Boeser’s winning strike not enough to earn him China ticket
VANCOUVER 4 LOS ANGELES 3 (OT)
LOS ANGELES — The Brock Boeser hype train has left the building and all it took was two words: “That release.”
How good was it? If the Chinese saw it, their government would be chartering a flight right now to get him there for this week’s 2017 NHL China Games, in which the Vancouver Canucks and Los Angeles Kings clash in Shanghai and Beijing.
Call it deadly, dangerous, or just flat out ridiculous, it was all NHL. Boeser won the Vancouver Canucks preseason opener 4-3 in Los Angeles on Saturday with a shot in overtime that fans will be referencing for the next month as they argue whether or not he should make the team.
From the sounds of it, you can put Jake Virtanen in the “damn straight” camp.

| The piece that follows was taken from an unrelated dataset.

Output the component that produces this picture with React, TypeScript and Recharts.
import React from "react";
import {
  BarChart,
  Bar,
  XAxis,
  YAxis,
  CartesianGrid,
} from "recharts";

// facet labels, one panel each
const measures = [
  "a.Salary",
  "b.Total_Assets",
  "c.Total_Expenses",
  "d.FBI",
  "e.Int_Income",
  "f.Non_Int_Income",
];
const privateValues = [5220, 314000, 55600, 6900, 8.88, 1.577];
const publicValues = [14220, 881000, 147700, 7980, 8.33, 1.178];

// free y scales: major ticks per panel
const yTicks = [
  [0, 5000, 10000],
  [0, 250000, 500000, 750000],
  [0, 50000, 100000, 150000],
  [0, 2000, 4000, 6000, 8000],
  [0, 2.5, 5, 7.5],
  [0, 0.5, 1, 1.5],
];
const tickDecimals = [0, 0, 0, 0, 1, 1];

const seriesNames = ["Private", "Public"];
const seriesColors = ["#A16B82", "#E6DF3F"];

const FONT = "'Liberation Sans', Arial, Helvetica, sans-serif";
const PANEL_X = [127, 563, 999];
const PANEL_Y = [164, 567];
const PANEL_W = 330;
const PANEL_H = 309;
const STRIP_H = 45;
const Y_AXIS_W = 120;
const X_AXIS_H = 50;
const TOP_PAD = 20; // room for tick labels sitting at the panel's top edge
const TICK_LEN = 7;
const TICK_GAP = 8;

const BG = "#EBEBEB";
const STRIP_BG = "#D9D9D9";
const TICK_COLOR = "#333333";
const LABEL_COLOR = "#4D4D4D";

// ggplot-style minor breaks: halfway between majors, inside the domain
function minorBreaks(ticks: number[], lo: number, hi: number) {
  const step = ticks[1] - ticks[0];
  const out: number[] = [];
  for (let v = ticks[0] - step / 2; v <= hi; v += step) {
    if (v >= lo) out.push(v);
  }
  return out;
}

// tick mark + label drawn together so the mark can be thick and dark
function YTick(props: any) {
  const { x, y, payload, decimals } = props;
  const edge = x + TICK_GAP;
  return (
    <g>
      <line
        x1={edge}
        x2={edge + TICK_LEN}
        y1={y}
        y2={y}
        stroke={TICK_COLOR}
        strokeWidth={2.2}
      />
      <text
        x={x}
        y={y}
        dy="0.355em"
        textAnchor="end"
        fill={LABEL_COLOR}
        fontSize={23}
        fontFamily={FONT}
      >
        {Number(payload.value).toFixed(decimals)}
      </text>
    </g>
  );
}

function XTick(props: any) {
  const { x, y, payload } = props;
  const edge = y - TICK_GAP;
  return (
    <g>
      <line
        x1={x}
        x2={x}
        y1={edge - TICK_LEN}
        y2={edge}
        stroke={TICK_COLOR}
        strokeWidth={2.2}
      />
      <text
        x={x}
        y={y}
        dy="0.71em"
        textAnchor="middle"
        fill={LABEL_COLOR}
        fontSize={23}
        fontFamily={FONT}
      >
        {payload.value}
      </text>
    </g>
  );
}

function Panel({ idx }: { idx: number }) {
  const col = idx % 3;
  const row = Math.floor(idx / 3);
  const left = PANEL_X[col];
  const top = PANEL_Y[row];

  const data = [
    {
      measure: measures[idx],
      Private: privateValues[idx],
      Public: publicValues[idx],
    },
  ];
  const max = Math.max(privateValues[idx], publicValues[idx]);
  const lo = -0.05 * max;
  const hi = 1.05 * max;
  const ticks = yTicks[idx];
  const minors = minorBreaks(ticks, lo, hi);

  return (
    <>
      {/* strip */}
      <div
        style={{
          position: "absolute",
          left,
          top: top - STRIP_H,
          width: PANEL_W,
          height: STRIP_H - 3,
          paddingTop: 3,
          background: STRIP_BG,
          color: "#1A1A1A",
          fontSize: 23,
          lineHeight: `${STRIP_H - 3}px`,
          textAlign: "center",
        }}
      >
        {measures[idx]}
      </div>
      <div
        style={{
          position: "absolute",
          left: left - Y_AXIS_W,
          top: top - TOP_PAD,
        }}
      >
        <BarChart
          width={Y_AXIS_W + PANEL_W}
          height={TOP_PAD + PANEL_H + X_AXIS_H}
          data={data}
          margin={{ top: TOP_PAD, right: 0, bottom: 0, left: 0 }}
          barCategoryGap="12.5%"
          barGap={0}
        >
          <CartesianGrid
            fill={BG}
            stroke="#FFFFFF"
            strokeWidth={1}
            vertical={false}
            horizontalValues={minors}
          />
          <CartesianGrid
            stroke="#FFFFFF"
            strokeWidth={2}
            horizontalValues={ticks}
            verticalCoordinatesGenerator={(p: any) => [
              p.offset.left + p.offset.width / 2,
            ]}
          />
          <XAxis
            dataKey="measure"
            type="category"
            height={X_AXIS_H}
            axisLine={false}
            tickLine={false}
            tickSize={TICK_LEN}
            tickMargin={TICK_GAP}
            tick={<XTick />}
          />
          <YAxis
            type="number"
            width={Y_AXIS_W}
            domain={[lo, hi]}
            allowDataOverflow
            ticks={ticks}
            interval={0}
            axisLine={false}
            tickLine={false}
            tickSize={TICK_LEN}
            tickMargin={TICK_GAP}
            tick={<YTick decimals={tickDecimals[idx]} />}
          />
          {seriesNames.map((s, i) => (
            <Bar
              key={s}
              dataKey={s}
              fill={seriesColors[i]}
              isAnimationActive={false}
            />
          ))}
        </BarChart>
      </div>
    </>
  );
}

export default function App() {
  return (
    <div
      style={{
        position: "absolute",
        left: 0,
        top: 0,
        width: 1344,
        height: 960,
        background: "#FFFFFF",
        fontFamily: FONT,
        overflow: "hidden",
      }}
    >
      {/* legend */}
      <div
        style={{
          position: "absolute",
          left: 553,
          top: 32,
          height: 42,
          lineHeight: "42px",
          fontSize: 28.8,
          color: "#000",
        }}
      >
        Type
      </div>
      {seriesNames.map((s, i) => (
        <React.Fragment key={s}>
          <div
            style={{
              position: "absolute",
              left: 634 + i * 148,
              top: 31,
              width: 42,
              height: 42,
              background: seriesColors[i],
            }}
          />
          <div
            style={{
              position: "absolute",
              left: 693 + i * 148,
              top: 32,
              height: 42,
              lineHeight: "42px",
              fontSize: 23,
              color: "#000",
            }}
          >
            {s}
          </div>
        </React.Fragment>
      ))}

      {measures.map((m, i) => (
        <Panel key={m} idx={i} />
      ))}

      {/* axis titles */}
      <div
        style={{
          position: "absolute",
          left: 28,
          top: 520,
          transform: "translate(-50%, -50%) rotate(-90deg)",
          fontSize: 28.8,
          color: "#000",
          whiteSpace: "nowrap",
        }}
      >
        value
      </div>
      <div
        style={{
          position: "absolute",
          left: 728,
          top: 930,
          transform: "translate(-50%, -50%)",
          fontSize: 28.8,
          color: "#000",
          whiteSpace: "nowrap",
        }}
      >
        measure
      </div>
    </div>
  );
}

“You can’t get a shot better than that — holy,” Virtanen said. “That has to be one of the best shots I’ve ever seen live. Coming down the wing and he just goes shelf. And it was like he’s done it all the time — no celebration.”

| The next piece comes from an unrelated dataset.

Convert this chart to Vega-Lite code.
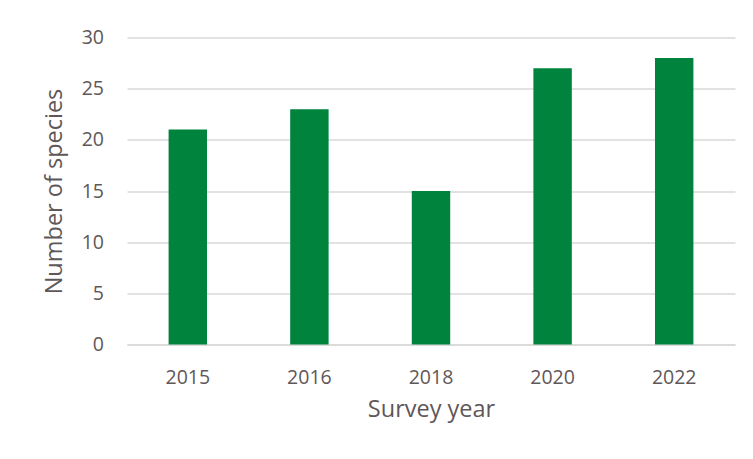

Even Boeser’s reaction was perfect. He said he got lucky. He never meant to cut the puck through the defender’s legs. Sure.
But Canucks head coach Travis Green loved it.

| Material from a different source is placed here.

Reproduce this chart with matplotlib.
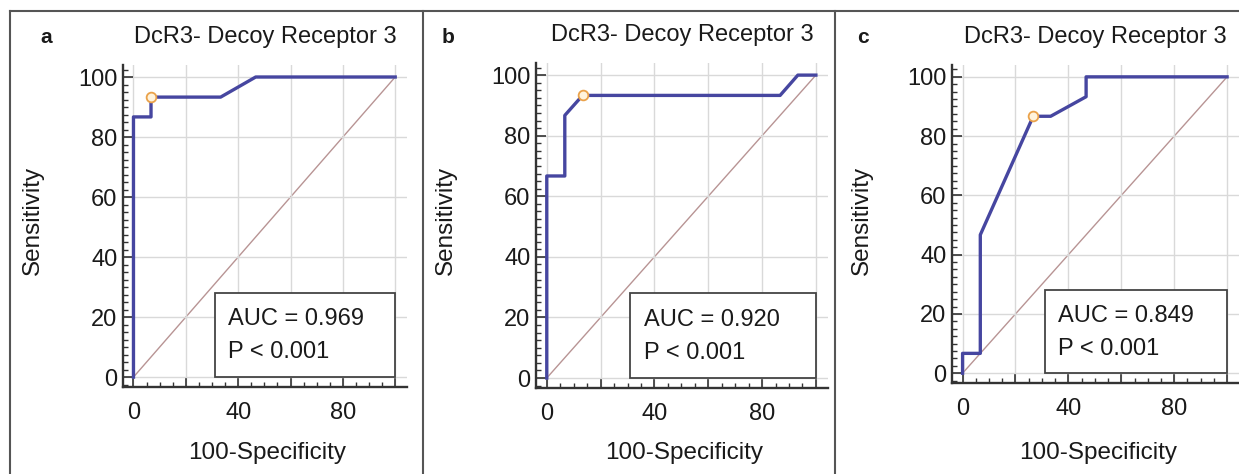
import matplotlib
matplotlib.use('Agg')
import matplotlib.pyplot as plt
from matplotlib.ticker import MultipleLocator
from matplotlib.patches import Rectangle
from matplotlib.lines import Line2D

plt.rcParams['font.family'] = ['Liberation Sans', 'DejaVu Sans']

# ROC curves (100-specificity, sensitivity)
fpr_a = [0, 0, 6.7, 6.7, 33.3, 46.7, 100]
tpr_a = [0, 86.7, 86.7, 93.3, 93.3, 100, 100]
fpr_b = [0, 0, 6.7, 6.7, 13.3, 86.7, 93.3, 100]
tpr_b = [0, 66.7, 66.7, 86.7, 93.3, 93.3, 100, 100]
fpr_c = [0, 0, 6.7, 6.7, 26.7, 33.3, 46.7, 46.7, 100]
tpr_c = [0, 6.7, 6.7, 46.7, 86.7, 86.7, 93.3, 100, 100]

# optimal cut-off points
cut_x = [6.7, 13.3, 26.7]
cut_y = [93.3, 93.3, 86.7]

letters = ['a', 'b', 'c']
auc_vals = ['0.969', '0.920', '0.849']
p_vals = ['< 0.001', '< 0.001', '< 0.001']
title = 'DcR3- Decoy Receptor 3'

W, H = 1239, 474
fig = plt.figure(figsize=(W / 100, H / 100), dpi=100)

# axes boxes in pixels: left, right, top, bottom
boxes = [(123, 407, 65, 387), (536, 828, 63, 388), (952, 1239, 65, 383)]
curves = [(fpr_a, tpr_a), (fpr_b, tpr_b), (fpr_c, tpr_c)]
letter_x = [40, 442, 857]

txt_col = '#1a1a1a'
fs = 17

for i in range(3):
    l, r, t, b = boxes[i]
    ax = fig.add_axes([l / W, 1 - b / H, (r - l) / W, (b - t) / H])
    ax.set_xlim(-4, 104.5)
    ax.set_ylim(-3.3, 104)

    ax.grid(True, which='major', color='#d9d9d9', lw=1, zorder=0)
    ax.plot([0, 100], [0, 100], color='#b89494', lw=1, zorder=1)
    fx, ty = curves[i]
    ax.plot(fx, ty, color='#4646a0', lw=2.4, zorder=2)
    ax.plot(cut_x[i], cut_y[i], 'o', ms=7, mfc='#fff3dc', mec='#eaa24a', mew=1.3, zorder=5)

    # AUC box
    ax.add_patch(Rectangle((31, 0), 69, 28, fc='white', ec='#444444', lw=1.3, zorder=3))
    ax.text(36, 17.3, 'AUC = ' + auc_vals[i], fontsize=fs, color=txt_col, va='baseline', zorder=4)
    ax.text(36, 6.3, 'P ' + p_vals[i], fontsize=fs, color=txt_col, va='baseline', zorder=4)

    for s in ['top', 'right']:
        ax.spines[s].set_visible(False)
    for s in ['left', 'bottom']:
        ax.spines[s].set_linewidth(1.7)
        ax.spines[s].set_color('#333333')

    ax.set_xticks(range(0, 101, 20))
    ax.set_xticklabels(['0', '', '40', '', '80', ''])
    ax.set_yticks(range(0, 101, 20))
    ax.xaxis.set_minor_locator(MultipleLocator(5))
    ax.yaxis.set_minor_locator(MultipleLocator(2.5))
    ax.tick_params(which='major', direction='in', length=7, width=1.2, color='#333333',
                   labelsize=fs, labelcolor=txt_col)
    ax.tick_params(which='minor', direction='in', length=3.5, width=1, color='#333333')
    ax.tick_params(axis='x', which='major', pad=11)
    ax.tick_params(axis='y', which='major', pad=4)

    ax.set_title(title, fontsize=fs, color=txt_col, pad=16)

    fig.text((l - 90) / W, 1 - 220 / H, 'Sensitivity', rotation=90, fontsize=17.5,
             color=txt_col, ha='center', va='center')
    fig.text((l + r) / 2 / W + 0.002, 1 - 453 / H, '100-Specificity', fontsize=17.5,
             color=txt_col, ha='center', va='center')
    fig.text(letter_x[i] / W, 1 - 43 / H, letters[i], fontsize=15, fontweight='bold',
             color=txt_col, va='baseline')

# panel frame lines
frame_col = '#555555'
fig.add_artist(Line2D([10 / W, 1], [1 - 11 / H, 1 - 11 / H], color=frame_col, lw=1.5))
for px in [10, 423, 835]:
    fig.add_artist(Line2D([px / W, px / W], [0, 1 - 11 / H], color=frame_col, lw=1.5))

fig.savefig('out.png', dpi=100)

“Humble kid. Says he got lucky? That’s good,” Green said.
It wasn’t enough to get Boeser to China. The Canucks are taking veterans to China.
Some of it is because of headoffice pressure. The NHL is trying to “sell the game.”
Overtly or implied, the league made sure the Canucks were keenly aware “a strong veteran presence” was required.
But did the Canucks have to go all-in? Was there not room in this experience for a few young players? How about one?
Boeser is the presumed guts of the future core of the Canucks. The mature goalscoring winger with that crazy release was among the Canucks’ most wellrounded players in the final games of the last season.
If you view the China experience as a carrot, he earned it. He also had lots to gain from a week spent hanging out with guys who could be his teammates for years. And also the Sedins.
This could be the twins’ last lap, and the sun is setting on opportunities for them to lead the young players. To some of us, the trip seemed like a big one.
The Canucks, however, see it differently.
“He’s going to be playing in games [back in Canada] and he’s going to be a go-to guy,” Vancouver general manager Jim Benning said. “It’s a long flight over there. They don’t get a lot of practice time. They play those two games. His best chance [is] this week and the rest of training camp. He can play 15 to 17 minutes a night in those games. Play in power-play situations and show us again what he can do.
“This is going to work out really good. The kids are going to get important minutes in important situations.”
Vancouver’s Brock Boeser, left, and Los Angeles’ Adrian Kempe battle for the puck.